Carnegie Mellon University
May 05, 2016

Students Debate German Refugee Stance

By Emily Stimmel

Students Debate German Refugee Stance

When German Chancellor Angela Merkel committed her country to allowing an open-ended number of refugees to enter between 2015 and 2016, the choice ignited controversy throughout Europe. And Carnegie Mellon University students recently had the opportunity to join the debate.

Stephen Brockmann held a mock debate for his “Germany and the European Union” course to allow students to discuss the merits of Merkel’s decision and its impact on Germany and the EU.

Brockmann, professor of German, said, “It's important to stress that much of what we work on, and what we teach, is directly related to some of the most pressing issues facing the world today. The current refugee crisis, and Europe's response to it, is clearly one of these pressing world issues.”

Two teams declared their positions before an audience of some 20 fellow students and faculty representing the History and Modern Languages departments.

Winners Philip Rheinheimer (A’17) and Ryan Archer (SCS’17) argued the negative side. The team opened with a stance opposing the acceptance of refugees into Germany, but quickly refined their position, advocating for a cap on the number of immigrants. It was this nuanced perspective, combined with ample evidence to support their claims, that gave them the winning edge.

“Even though being on the negative side sounded like we were anti-immigration, we were actually able to be pro-immigration but argue for moderation,” said Rheinheimer, a lighting design major from the School of Drama.

To Archer, a computer science major, researching the topic reinforced his position.

“I enjoyed the learning that comes from preparation.
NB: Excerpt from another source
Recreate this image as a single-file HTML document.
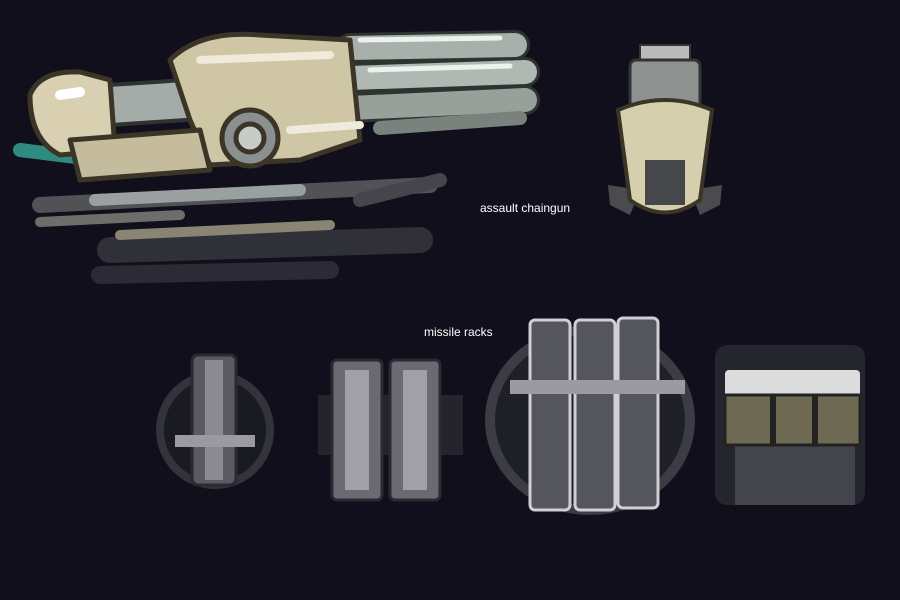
<!DOCTYPE html>
<html><head><meta charset="utf-8"><style>
html,body{margin:0;padding:0;background:#100f1b;}
svg{display:block}
text{font-family:"Liberation Sans",sans-serif;font-size:12px;fill:#fff}
</style></head><body>
<svg width="900" height="600" viewBox="0 0 900 600">
<rect width="900" height="600" fill="#100f1b"/>
<!-- chaingun shadows -->
<g stroke-linecap="round" fill="none">
<path d="M110 250 L420 240" stroke="#303039" stroke-width="26"/>
<path d="M100 275 L330 270" stroke="#2b2b35" stroke-width="18"/>
<path d="M40 205 L430 185" stroke="#505256" stroke-width="16"/>
<path d="M40 222 L180 215" stroke="#6c6e6a" stroke-width="10"/>
<path d="M120 235 L330 225" stroke="#8a8472" stroke-width="10"/>
<path d="M95 200 L300 190" stroke="#9aa0a0" stroke-width="12"/>
<path d="M360 200 L440 180" stroke="#45464c" stroke-width="14"/>
<path d="M20 150 L100 160" stroke="#2f8a80" stroke-width="14"/>
</g>
<!-- barrels -->
<g stroke-linecap="round">
<path d="M350 48 L515 45" stroke="#2e3330" stroke-width="30"/>
<path d="M350 48 L515 45" stroke="#a8b0ac" stroke-width="24"/>
<path d="M350 78 L525 72" stroke="#2e3330" stroke-width="30"/>
<path d="M350 78 L525 72" stroke="#b0b8b4" stroke-width="24"/>
<path d="M350 108 L525 100" stroke="#2e3330" stroke-width="30"/>
<path d="M350 108 L525 100" stroke="#98a09c" stroke-width="24"/>
<path d="M360 40 L500 38" stroke="#eef2ef" stroke-width="5"/>
<path d="M370 70 L510 66" stroke="#eef2ef" stroke-width="5"/>
<path d="M380 128 L520 118" stroke="#7a827e" stroke-width="14"/>
<path d="M110 105 L260 95" stroke="#2e3330" stroke-width="44"/>
<path d="M110 105 L260 95" stroke="#a4acaa" stroke-width="36"/>
</g>
<!-- body -->
<g stroke="#3a3526" stroke-width="5" stroke-linejoin="round">
<path d="M170 60 Q200 30 260 35 L350 40 L360 140 L300 160 L210 165 L190 120 Z" fill="#cfc6a6"/>
<path d="M30 95 Q40 70 80 72 L110 80 L115 150 L60 155 Q30 140 30 95Z" fill="#d8d0b0"/>
<path d="M70 140 L200 130 L210 170 L80 180 Z" fill="#c4bc9c"/>
<circle cx="250" cy="138" r="28" fill="#8a9090"/>
<circle cx="250" cy="138" r="14" fill="#c8ccc8"/>
</g>
<path d="M200 60 L330 55" stroke="#efeadb" stroke-width="8" stroke-linecap="round"/>
<path d="M290 130 L360 125" stroke="#efeadb" stroke-width="8" stroke-linecap="round"/>
<path d="M60 95 L80 92" stroke="#fff" stroke-width="10" stroke-linecap="round"/>
<!-- top view -->
<rect x="640" y="45" width="50" height="20" fill="#bbb" stroke="#333" stroke-width="2"/>
<rect x="630" y="60" width="70" height="60" rx="6" fill="#8d9290" stroke="#333" stroke-width="3"/>
<path d="M608 185 L640 190 L630 215 L610 205 Z" fill="#4a4b4d"/>
<path d="M722 185 L690 190 L700 215 L720 205 Z" fill="#4a4b4d"/>
<path d="M618 110 Q665 90 712 110 L700 200 Q665 225 630 200 Z" fill="#d6cfae" stroke="#3a3526" stroke-width="4"/>
<rect x="645" y="160" width="40" height="45" fill="#45474a"/>
<!-- labels -->
<text x="480" y="212">assault chaingun</text>
<text x="424" y="336">missile racks</text>
<!-- rack 1 -->
<ellipse cx="215" cy="430" rx="55" ry="55" fill="#1a1a22" stroke="#33333c" stroke-width="8"/>
<rect x="192" y="355" width="44" height="130" rx="6" fill="#5a5a62" stroke="#2a2a30" stroke-width="3"/>
<rect x="205" y="360" width="18" height="120" fill="#8a8a90"/>
<rect x="175" y="435" width="80" height="12" fill="#9a9aa0"/>
<!-- rack 2 -->
<rect x="318" y="395" width="145" height="60" fill="#24242c"/>
<rect x="332" y="360" width="50" height="140" rx="5" fill="#6a6a72" stroke="#2a2a30" stroke-width="3"/>
<rect x="390" y="360" width="50" height="140" rx="5" fill="#6a6a72" stroke="#2a2a30" stroke-width="3"/>
<rect x="345" y="370" width="24" height="120" fill="#a0a0a6"/>
<rect x="403" y="370" width="24" height="120" fill="#a0a0a6"/>
<!-- rack 3 -->
<ellipse cx="590" cy="420" rx="100" ry="90" fill="#1f1f27" stroke="#3c3c44" stroke-width="10"/>
<rect x="530" y="320" width="40" height="190" rx="5" fill="#55555d" stroke="#cfcfd4" stroke-width="3"/>
<rect x="575" y="320" width="40" height="190" rx="5" fill="#55555d" stroke="#cfcfd4" stroke-width="3"/>
<rect x="618" y="318" width="40" height="190" rx="5" fill="#55555d" stroke="#cfcfd4" stroke-width="3"/>
<rect x="510" y="380" width="175" height="14" fill="#9a9aa0"/>
<!-- rack 4 -->
<rect x="715" y="345" width="150" height="160" rx="12" fill="#25252d"/>
<rect x="735" y="440" width="120" height="65" fill="#44444c"/>
<rect x="725" y="370" width="135" height="30" rx="4" fill="#dcdcdc"/>
<rect x="725" y="395" width="135" height="50" fill="#6e6952" stroke="#222" stroke-width="3"/>
<rect x="770" y="395" width="6" height="50" fill="#222"/>
<rect x="812" y="395" width="6" height="50" fill="#222"/>
</svg>
</body></html>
Although my thoughts on the matter remained consistent, formulating my arguments prior to the debate strengthened my position on Merkel’s choices regarding the crisis,” he said.
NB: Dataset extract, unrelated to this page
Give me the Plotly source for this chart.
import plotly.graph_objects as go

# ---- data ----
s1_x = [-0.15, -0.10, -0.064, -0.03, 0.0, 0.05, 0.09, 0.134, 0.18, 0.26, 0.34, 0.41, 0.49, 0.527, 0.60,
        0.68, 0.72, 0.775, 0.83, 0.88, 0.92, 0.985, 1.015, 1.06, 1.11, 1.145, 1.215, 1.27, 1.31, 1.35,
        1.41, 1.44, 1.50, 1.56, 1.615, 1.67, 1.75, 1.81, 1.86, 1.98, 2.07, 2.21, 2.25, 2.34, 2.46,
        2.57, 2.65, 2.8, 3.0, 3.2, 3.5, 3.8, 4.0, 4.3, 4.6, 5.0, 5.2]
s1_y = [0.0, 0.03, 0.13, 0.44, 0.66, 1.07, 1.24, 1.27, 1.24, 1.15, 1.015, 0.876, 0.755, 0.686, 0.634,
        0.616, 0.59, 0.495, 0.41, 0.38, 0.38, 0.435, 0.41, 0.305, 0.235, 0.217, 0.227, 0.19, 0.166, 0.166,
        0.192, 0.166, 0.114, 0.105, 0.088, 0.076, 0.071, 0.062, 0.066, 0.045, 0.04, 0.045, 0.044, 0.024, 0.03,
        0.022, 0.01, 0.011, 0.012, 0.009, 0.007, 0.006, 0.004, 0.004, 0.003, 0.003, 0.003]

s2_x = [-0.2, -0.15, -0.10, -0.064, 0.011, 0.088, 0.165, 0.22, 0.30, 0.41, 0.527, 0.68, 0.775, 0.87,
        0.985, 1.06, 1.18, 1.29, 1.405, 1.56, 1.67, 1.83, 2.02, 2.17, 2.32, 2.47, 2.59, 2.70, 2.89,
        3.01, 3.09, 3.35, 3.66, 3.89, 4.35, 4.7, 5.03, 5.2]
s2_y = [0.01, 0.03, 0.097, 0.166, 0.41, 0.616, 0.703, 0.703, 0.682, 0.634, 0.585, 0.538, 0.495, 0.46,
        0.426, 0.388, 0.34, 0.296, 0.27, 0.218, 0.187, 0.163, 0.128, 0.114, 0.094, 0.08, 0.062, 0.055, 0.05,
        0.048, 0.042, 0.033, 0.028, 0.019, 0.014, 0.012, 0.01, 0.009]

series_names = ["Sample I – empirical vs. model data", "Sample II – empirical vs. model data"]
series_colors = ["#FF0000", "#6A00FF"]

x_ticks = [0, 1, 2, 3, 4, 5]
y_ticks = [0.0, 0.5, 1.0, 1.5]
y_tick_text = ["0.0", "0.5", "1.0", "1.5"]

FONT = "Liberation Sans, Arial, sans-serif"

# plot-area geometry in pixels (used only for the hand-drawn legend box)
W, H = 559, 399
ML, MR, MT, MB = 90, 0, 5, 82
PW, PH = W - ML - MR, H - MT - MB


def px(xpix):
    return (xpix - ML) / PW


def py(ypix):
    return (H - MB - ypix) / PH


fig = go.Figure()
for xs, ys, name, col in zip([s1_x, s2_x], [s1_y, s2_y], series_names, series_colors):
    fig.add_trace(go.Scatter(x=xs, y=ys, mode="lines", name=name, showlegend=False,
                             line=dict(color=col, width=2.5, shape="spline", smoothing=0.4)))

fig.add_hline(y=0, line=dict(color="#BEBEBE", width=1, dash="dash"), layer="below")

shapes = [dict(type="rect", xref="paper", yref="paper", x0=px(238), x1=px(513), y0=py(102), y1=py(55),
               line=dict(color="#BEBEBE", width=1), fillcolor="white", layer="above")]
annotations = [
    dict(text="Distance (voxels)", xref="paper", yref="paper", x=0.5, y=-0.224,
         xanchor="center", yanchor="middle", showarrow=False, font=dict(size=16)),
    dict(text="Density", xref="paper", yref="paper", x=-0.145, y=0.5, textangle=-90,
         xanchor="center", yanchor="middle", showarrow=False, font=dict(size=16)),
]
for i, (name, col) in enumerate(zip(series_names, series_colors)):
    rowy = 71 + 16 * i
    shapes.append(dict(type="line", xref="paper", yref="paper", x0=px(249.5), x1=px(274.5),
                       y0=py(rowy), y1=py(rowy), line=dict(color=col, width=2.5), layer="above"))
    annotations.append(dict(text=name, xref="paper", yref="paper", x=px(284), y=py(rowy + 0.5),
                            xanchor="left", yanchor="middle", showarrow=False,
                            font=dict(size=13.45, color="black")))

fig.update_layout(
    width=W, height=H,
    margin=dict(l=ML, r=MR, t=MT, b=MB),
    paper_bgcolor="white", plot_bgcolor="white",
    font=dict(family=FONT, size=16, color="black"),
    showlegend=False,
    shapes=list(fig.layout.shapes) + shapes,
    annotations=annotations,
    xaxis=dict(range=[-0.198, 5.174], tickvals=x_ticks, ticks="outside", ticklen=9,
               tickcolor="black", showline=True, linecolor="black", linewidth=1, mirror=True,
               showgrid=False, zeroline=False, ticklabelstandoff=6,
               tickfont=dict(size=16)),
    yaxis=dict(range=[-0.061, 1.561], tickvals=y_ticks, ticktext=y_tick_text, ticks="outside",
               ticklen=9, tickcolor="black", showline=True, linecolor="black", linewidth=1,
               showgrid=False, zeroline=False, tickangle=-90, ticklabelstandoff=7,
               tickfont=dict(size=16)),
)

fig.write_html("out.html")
Both students found the experience challenging — and rewarding.

“Although walking into a room full of strangers was pretty daunting at first, it ended up being the most rewarding part. Getting a chance to interact with other students and faculty and to hear their thoughts on this issue was the most enjoyable part of the experience,” Rheinheimer remarked.

Katherine Lynch, professor of history, judged the debate alongside Ricky Law, assistant professor of history, and Tim Haggerty, director of the Humanities Scholars Program.

Lynch said, “We felt that both sides did a good job on such a complex topic. What was most challenging for me was the fact that both sides were well prepared and stated their positions with poise and conviction. It was difficult to choose a winner.”

Kirk Newton (A’16) and Yannick Hogarth (DC’16) argued in favor of unlimited immigration into Germany, pointing to projected long-term benefits such as bolstering the labor force and supporting an aging population.

After deliberating with Haggerty and Lynch, Law noted that the positive team’s rhetoric was both inspirational and aspirational.

The debate, which was sponsored by the Modern Languages Student Advisory Council (ML-SAC), was the first hosted by Brockmann. He felt the timing was right for the event due to the importance of the refugee crisis in Europe.

“It’s vital for our students to get practice with public speaking at a high level. In my view, the success of this event confirms the value of such an exercise, and I fully expect to organize similar events in the future,” Brockmann said.

“It's clear that there are a lot of Carnegie Mellon students with a strong interest in world affairs, and with the ability to address issues of international significance at a high level.”